- PROBLEM TO SOLVE
Begin with the line holding "Generate a LaTeX", end with the line holding "inner sep=0pt, anchor=west]", and repeat every line in between exactly, without pictures.
===== EXTRACTED MATERIAL
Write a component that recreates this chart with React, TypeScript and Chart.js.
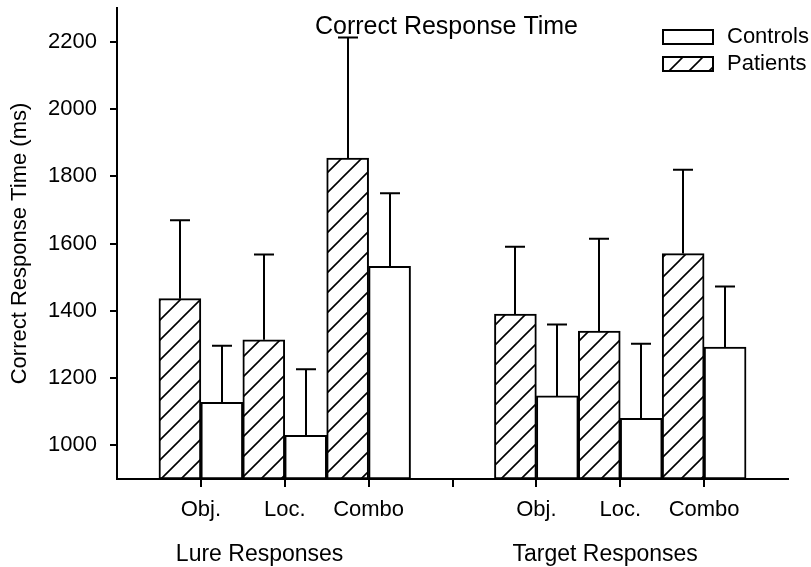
==========
===== EXTRACTED MATERIAL
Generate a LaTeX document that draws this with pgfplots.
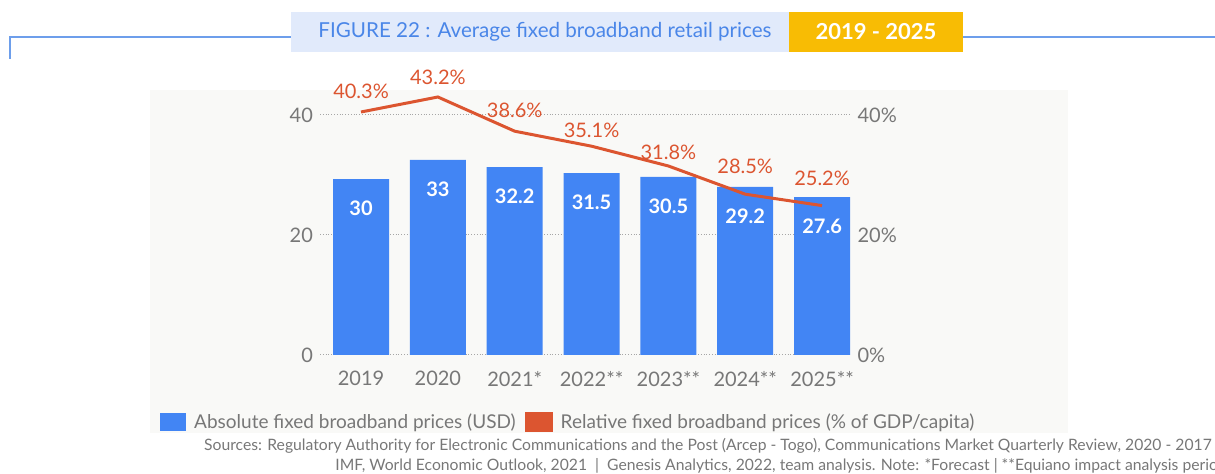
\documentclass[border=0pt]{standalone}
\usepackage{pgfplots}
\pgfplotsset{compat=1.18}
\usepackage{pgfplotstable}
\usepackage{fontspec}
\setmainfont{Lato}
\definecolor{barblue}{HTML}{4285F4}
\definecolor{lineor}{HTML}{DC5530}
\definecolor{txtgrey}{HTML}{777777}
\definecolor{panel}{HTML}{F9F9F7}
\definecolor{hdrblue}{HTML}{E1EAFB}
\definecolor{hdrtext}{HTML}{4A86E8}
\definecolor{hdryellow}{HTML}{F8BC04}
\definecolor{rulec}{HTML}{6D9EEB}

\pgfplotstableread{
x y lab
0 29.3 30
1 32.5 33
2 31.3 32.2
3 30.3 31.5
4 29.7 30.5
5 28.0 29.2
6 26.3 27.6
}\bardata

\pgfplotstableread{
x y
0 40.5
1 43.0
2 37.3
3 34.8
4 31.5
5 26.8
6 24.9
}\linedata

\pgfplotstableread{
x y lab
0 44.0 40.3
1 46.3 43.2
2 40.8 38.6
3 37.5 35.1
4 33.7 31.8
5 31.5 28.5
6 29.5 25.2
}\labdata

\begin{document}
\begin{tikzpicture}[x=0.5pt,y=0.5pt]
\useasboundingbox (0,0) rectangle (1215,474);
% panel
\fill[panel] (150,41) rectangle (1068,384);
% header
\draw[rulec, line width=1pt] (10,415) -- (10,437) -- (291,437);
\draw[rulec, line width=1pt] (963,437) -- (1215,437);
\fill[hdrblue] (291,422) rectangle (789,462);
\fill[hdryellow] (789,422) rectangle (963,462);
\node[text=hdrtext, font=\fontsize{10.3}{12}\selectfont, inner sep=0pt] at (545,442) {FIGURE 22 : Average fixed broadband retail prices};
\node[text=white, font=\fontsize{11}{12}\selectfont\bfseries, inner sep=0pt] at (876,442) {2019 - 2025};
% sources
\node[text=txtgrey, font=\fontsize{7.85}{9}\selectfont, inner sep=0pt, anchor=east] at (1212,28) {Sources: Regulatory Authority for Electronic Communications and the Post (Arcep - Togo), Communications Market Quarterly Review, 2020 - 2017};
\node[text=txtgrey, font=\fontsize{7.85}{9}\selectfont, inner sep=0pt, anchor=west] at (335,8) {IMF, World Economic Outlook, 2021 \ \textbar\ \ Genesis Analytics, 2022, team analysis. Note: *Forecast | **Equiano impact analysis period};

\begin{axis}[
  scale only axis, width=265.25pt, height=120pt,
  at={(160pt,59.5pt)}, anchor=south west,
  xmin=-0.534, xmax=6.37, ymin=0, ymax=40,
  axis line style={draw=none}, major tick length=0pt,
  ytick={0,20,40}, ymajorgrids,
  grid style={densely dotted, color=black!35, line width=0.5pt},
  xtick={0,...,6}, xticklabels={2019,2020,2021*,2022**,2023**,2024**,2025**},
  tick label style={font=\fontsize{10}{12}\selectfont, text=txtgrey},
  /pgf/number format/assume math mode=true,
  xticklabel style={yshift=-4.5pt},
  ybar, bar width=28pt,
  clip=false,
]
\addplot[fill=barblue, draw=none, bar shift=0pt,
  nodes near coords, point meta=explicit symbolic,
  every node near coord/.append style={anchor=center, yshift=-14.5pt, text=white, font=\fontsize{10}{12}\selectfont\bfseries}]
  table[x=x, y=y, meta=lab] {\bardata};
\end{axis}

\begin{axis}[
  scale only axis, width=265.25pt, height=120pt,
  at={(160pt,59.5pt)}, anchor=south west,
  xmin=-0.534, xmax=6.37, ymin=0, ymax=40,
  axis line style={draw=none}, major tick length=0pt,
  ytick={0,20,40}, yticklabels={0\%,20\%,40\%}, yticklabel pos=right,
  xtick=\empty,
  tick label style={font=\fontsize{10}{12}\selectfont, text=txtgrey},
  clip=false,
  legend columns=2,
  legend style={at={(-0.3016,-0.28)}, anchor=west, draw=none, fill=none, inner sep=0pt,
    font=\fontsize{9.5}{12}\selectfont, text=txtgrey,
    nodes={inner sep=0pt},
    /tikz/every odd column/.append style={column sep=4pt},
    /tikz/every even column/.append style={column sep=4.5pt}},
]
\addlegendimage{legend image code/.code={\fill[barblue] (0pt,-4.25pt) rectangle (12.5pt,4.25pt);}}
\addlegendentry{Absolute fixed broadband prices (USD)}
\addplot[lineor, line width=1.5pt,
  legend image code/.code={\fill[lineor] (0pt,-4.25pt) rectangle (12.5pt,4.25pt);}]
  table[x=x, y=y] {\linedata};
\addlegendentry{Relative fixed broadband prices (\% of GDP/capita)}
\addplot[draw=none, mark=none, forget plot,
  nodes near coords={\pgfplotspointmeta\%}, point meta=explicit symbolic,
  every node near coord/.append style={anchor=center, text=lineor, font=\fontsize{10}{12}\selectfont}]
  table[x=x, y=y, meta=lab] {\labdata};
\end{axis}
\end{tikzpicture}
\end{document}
==========
===== EXTRACTED MATERIAL
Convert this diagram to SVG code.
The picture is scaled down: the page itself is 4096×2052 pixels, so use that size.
==========
- WRITTEN ANSWER
Generate a LaTeX document that draws this with pgfplots.
\documentclass[border=0pt]{standalone}
\usepackage{pgfplots}
\pgfplotsset{compat=1.18}
\usepackage{pgfplotstable}
\usepackage{fontspec}
\setmainfont{Lato}
\definecolor{barblue}{HTML}{4285F4}
\definecolor{lineor}{HTML}{DC5530}
\definecolor{txtgrey}{HTML}{777777}
\definecolor{panel}{HTML}{F9F9F7}
\definecolor{hdrblue}{HTML}{E1EAFB}
\definecolor{hdrtext}{HTML}{4A86E8}
\definecolor{hdryellow}{HTML}{F8BC04}
\definecolor{rulec}{HTML}{6D9EEB}

\pgfplotstableread{
x y lab
0 29.3 30
1 32.5 33
2 31.3 32.2
3 30.3 31.5
4 29.7 30.5
5 28.0 29.2
6 26.3 27.6
}\bardata

\pgfplotstableread{
x y
0 40.5
1 43.0
2 37.3
3 34.8
4 31.5
5 26.8
6 24.9
}\linedata

\pgfplotstableread{
x y lab
0 44.0 40.3
1 46.3 43.2
2 40.8 38.6
3 37.5 35.1
4 33.7 31.8
5 31.5 28.5
6 29.5 25.2
}\labdata

\begin{document}
\begin{tikzpicture}[x=0.5pt,y=0.5pt]
\useasboundingbox (0,0) rectangle (1215,474);
% panel
\fill[panel] (150,41) rectangle (1068,384);
% header
\draw[rulec, line width=1pt] (10,415) -- (10,437) -- (291,437);
\draw[rulec, line width=1pt] (963,437) -- (1215,437);
\fill[hdrblue] (291,422) rectangle (789,462);
\fill[hdryellow] (789,422) rectangle (963,462);
\node[text=hdrtext, font=\fontsize{10.3}{12}\selectfont, inner sep=0pt] at (545,442) {FIGURE 22 : Average fixed broadband retail prices};
\node[text=white, font=\fontsize{11}{12}\selectfont\bfseries, inner sep=0pt] at (876,442) {2019 - 2025};
% sources
\node[text=txtgrey, font=\fontsize{7.85}{9}\selectfont, inner sep=0pt, anchor=east] at (1212,28) {Sources: Regulatory Authority for Electronic Communications and the Post (Arcep - Togo), Communications Market Quarterly Review, 2020 - 2017};
\node[text=txtgrey, font=\fontsize{7.85}{9}\selectfont, inner sep=0pt, anchor=west] at (335,8) {IMF, World Economic Outlook, 2021 \ \textbar\ \ Genesis Analytics, 2022, team analysis. Note: *Forecast | **Equiano impact analysis period};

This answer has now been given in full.